Driving Under the Influence of Marijuana

It's been just over a week since citizens of Washington and Colorado went to the polls to legalize recreational use of marijuana. The question of how to regulate drivers under the influence of the drug has become a major concern. Officials in Colorado and Washington are worried about an increase in car crashes related to marijuana.

Washington’s marijuana law sets a new blood-test limit for marijuana, which police have already begun training for enforcement of the new limit; although some lawyers are preparing to challenge it. However, in Colorado, the new marijuana law does not make any alterations to the state’s driving-under-the-influence laws, according to the Associated Press.

“We’ve had decades of studies and experience with alcohol,” Washington State Patrol spokesman Dan Coon told the AP. “Marijuana is new, so it’s going to take some time to figure out how the courts and prosecutors are going to handle it. But the key is impairment: We will arrest drivers who drive impaired, whether it be drugs or alcohol.”

Driving under the influence of marijuana is associated with an increased risk of a motor vehicle crash, especially for fatal collisions, according to an analysis of studies published earlier this year.
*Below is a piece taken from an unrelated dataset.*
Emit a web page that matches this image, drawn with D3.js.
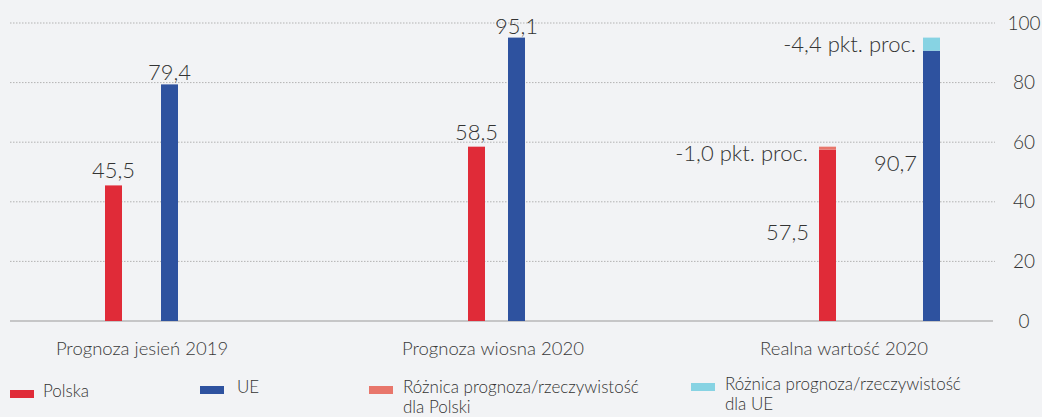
<!DOCTYPE html>
<html>
<head>
<meta charset="utf-8">
<script src="https://cdn.jsdelivr.net/npm/d3@7"></script>
<style>
  html, body { margin: 0; padding: 0; background: #f2f3f5; }
  svg { display: block; font-family: Lato, 'Open Sans', sans-serif; font-weight: 300; }
  .grid line { stroke: #b3b3b3; stroke-dasharray: 1.5,1.5; }
  .tick-label { font-size: 19px; fill: #333; }
  .value-label { font-size: 22px; fill: #333; }
  .cat-label { font-size: 18.5px; fill: #3a3a3a; }
  .legend-text { font-size: 17px; fill: #333; }
</style>
</head>
<body>
<div class="visualisation"></div>
<script>
const categories = ['Prognoza jesień 2019', 'Prognoza wiosna 2020', 'Realna wartość 2020'];
const polska = [45.5, 58.5, 57.5];
const ue = [79.4, 95.1, 90.7];
const diffPolska = [0, 0, 1.0];
const diffUe = [0, 0, 4.4];
const yTicks = [0, 20, 40, 60, 80, 100];
const legendLabels = [['Polska'], ['UE'], ['Różnica prognoza/rzeczywistość', 'dla Polski'], ['Różnica prognoza/rzeczywistość', 'dla UE']];

const svgWidth = 1042;
const svgHeight = 417;

const colors = { polska: '#e02b38', ue: '#2e529f', diffPolska: '#e8766b', diffUe: '#87d3e3' };

// bar layout inside each category (pixel offsets from category centre)
const barWidth = 17;
const redOffset = [-28.5, -16.5, -16.5];
const blueOffset = [27.5, 23.5, 87.5];

const xScale = d3.scalePoint().domain(categories).range([142, 844]);
const yScale = d3.scaleLinear().domain([0, 100]).range([321, 23]);

const fmt = (v) => d3.format('.1f')(v).replace('.', ',');

const svg = d3
    .select('.visualisation')
    .append('svg')
    .attr('width', svgWidth)
    .attr('height', svgHeight);

// gridlines
svg.append('g')
    .attr('class', 'grid')
    .selectAll('line')
    .data(yTicks.filter((t) => t > 0))
    .join('line')
    .attr('x1', 10)
    .attr('x2', 995)
    .attr('y1', (d) => yScale(d))
    .attr('y2', (d) => yScale(d));

// baseline
svg.append('line')
    .attr('x1', 10)
    .attr('x2', 993)
    .attr('y1', yScale(0))
    .attr('y2', yScale(0))
    .attr('stroke', '#9a9a9a')
    .attr('stroke-width', 1.2);

// y tick labels on the right
svg.append('g')
    .selectAll('text')
    .data(yTicks)
    .join('text')
    .attr('class', 'tick-label')
    .attr('x', 1024)
    .attr('y', (d) => yScale(d))
    .attr('dy', '0.35em')
    .attr('text-anchor', 'middle')
    .text((d) => d);

const rows = categories.map((c, i) => ({
    cat: c,
    i: i,
    polska: polska[i],
    ue: ue[i],
    diffPolska: diffPolska[i],
    diffUe: diffUe[i]
}));

const redX = (d) => xScale(d.cat) + redOffset[d.i] - barWidth / 2;
const blueX = (d) => xScale(d.cat) + blueOffset[d.i] - barWidth / 2;

const group = svg.selectAll('g.cat').data(rows).join('g').attr('class', 'cat');

// main bars
group.append('rect')
    .attr('x', redX)
    .attr('y', (d) => yScale(d.polska))
    .attr('width', barWidth)
    .attr('height', (d) => yScale(0) - yScale(d.polska))
    .attr('fill', colors.polska);

group.append('rect')
    .attr('x', blueX)
    .attr('y', (d) => yScale(d.ue))
    .attr('width', barWidth)
    .attr('height', (d) => yScale(0) - yScale(d.ue))
    .attr('fill', colors.ue);

// difference segments stacked on top
group.filter((d) => d.diffPolska > 0)
    .append('rect')
    .attr('x', redX)
    .attr('y', (d) => yScale(d.polska + d.diffPolska))
    .attr('width', barWidth)
    .attr('height', (d) => yScale(d.polska) - yScale(d.polska + d.diffPolska))
    .attr('fill', colors.diffPolska);

group.filter((d) => d.diffUe > 0)
    .append('rect')
    .attr('x', blueX)
    .attr('y', (d) => yScale(d.ue + d.diffUe))
    .attr('width', barWidth)
    .attr('height', (d) => yScale(d.ue) - yScale(d.ue + d.diffUe))
    .attr('fill', colors.diffUe);

// value labels above bars (forecast groups)
const forecast = group.filter((d) => d.diffPolska === 0 && d.diffUe === 0);

forecast.append('text')
    .attr('class', 'value-label')
    .attr('x', (d) => redX(d) + barWidth / 2)
    .attr('y', (d) => yScale(d.polska) - 7)
    .attr('text-anchor', 'middle')
    .text((d) => fmt(d.polska));

forecast.append('text')
    .attr('class', 'value-label')
    .attr('x', (d) => blueX(d) + barWidth / 2)
    .attr('y', (d) => yScale(d.ue) - 4)
    .attr('text-anchor', 'middle')
    .text((d) => fmt(d.ue));

// labels for the real-value group, to the left of the bars
const real = group.filter((d) => d.diffPolska > 0 || d.diffUe > 0);

real.append('text')
    .attr('class', 'value-label')
    .attr('x', (d) => redX(d) - 11)
    .attr('y', (d) => yScale(d.polska + d.diffPolska) + 14)
    .attr('text-anchor', 'end')
    .text((d) => `-${fmt(d.diffPolska)} pkt. proc.`);

real.append('text')
    .attr('class', 'value-label')
    .attr('x', (d) => blueX(d) - 7)
    .attr('y', (d) => yScale(d.ue + d.diffUe) + 14)
    .attr('text-anchor', 'end')
    .text((d) => `-${fmt(d.diffUe)} pkt. proc.`);

real.append('text')
    .attr('class', 'value-label')
    .attr('x', (d) => redX(d) - 10)
    .attr('y', (d) => yScale(d.polska) + 90)
    .attr('text-anchor', 'end')
    .text((d) => fmt(d.polska));

real.append('text')
    .attr('class', 'value-label')
    .attr('x', (d) => blueX(d) - 6)
    .attr('y', (d) => yScale(d.ue) + 120)
    .attr('text-anchor', 'end')
    .text((d) => fmt(d.ue));

// category labels
svg.append('g')
    .selectAll('text')
    .data(categories)
    .join('text')
    .attr('class', 'cat-label')
    .attr('x', (d) => xScale(d))
    .attr('y', 355)
    .attr('text-anchor', 'middle')
    .text((d) => d);

// legend
const legendX = [10, 200, 369, 691];
const legendY = [394, 390, 390, 387];
const legendColors = [colors.polska, colors.ue, colors.diffPolska, colors.diffUe];

const legend = svg.selectAll('g.legend')
    .data(legendLabels)
    .join('g')
    .attr('class', 'legend')
    .attr('transform', (d, i) => `translate(${legendX[i]},${legendY[i]})`);

legend.append('rect')
    .attr('x', 0)
    .attr('y', -4)
    .attr('width', 24)
    .attr('height', 8)
    .attr('fill', (d, i) => legendColors[i]);

// one text element per line
legend.selectAll('text')
    .data((d) => d)
    .join('text')
    .attr('class', 'legend-text')
    .attr('x', function () {
        const i = legendLabels.indexOf(d3.select(this.parentNode).datum());
        return i === 0 ? 33 : i === 1 ? 37 : 34;
    })
    .attr('y', (d, i) => 3 + i * 20)
    .text((d) => d);
</script>
</body>
</html>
Driving under the influence of marijuana was associated with almost twice the risk of a motor vehicle crash compared with unimpaired driving. The studies in the analysis included nearly 50,000 people.

Betty Aldworth, Outreach Director for Colorado’s Campaign to Regulate Marijuana Like Alcohol, which advocated for the state’s new law, said there is disagreement about how much THC, causes impairment while driving. Marijuana affects people in different ways which makes setting a legal limit more difficult than alcohol.